**What to produce**
Set the lines down again exactly, first line through the line that contains "Legend, XAxis, YAxis", with no pictures.

**Dataset section**
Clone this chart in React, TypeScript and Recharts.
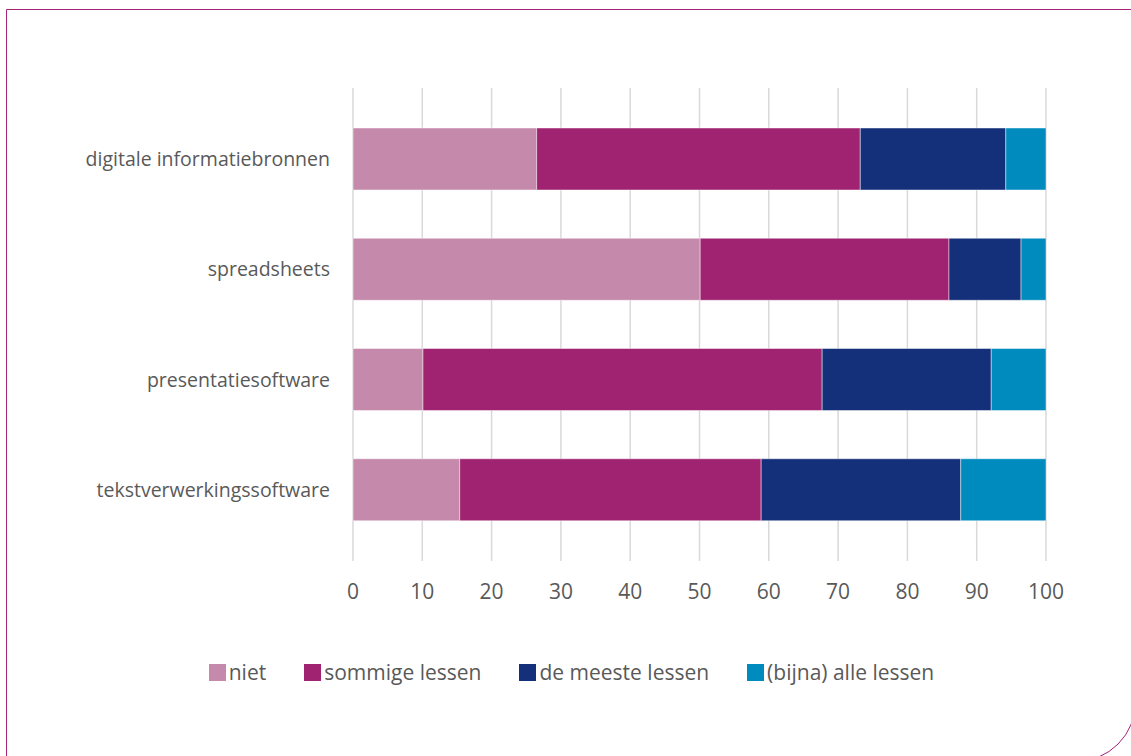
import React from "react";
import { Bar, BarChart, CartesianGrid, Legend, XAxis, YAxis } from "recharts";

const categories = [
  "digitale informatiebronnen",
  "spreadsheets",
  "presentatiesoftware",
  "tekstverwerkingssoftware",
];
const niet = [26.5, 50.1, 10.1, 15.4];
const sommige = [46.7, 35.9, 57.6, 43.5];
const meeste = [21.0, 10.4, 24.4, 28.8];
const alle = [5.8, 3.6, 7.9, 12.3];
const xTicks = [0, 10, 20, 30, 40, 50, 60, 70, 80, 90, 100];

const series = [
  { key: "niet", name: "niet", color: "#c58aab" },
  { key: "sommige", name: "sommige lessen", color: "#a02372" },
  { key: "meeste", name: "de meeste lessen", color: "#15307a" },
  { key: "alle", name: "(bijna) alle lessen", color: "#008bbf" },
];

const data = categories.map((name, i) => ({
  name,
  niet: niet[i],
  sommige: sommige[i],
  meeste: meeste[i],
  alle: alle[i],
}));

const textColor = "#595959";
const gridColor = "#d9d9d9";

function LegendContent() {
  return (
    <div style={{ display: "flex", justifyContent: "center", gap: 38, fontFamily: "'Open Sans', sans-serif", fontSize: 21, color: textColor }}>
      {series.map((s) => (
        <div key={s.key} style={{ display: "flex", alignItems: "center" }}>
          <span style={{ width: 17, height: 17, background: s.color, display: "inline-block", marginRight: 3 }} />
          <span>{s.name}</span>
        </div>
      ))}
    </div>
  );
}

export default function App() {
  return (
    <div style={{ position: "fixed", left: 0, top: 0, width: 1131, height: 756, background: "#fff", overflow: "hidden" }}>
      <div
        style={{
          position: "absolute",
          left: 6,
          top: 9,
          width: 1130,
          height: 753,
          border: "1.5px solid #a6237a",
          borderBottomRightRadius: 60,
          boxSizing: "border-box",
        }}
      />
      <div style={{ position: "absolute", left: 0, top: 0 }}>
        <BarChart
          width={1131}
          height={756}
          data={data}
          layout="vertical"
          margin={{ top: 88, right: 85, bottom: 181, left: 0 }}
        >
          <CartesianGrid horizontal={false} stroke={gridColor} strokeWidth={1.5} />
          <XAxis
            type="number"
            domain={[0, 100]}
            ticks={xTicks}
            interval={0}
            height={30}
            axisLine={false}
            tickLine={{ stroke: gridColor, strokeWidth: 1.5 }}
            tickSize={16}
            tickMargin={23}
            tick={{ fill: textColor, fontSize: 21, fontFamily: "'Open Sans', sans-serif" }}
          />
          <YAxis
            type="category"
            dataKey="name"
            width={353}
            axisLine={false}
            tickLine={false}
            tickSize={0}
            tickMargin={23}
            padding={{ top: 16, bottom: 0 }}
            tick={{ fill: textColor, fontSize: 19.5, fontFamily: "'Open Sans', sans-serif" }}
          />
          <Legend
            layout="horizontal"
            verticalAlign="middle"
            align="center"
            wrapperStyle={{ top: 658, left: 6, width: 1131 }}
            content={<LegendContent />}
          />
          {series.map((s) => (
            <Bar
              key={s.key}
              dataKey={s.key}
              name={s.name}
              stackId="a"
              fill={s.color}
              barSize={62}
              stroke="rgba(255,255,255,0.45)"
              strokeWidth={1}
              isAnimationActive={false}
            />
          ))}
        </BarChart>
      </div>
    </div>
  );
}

**The solution**
Clone this chart in React, TypeScript and Recharts.
import React from "react";
import { Bar, BarChart, CartesianGrid, Legend, XAxis, YAxis } from "recharts";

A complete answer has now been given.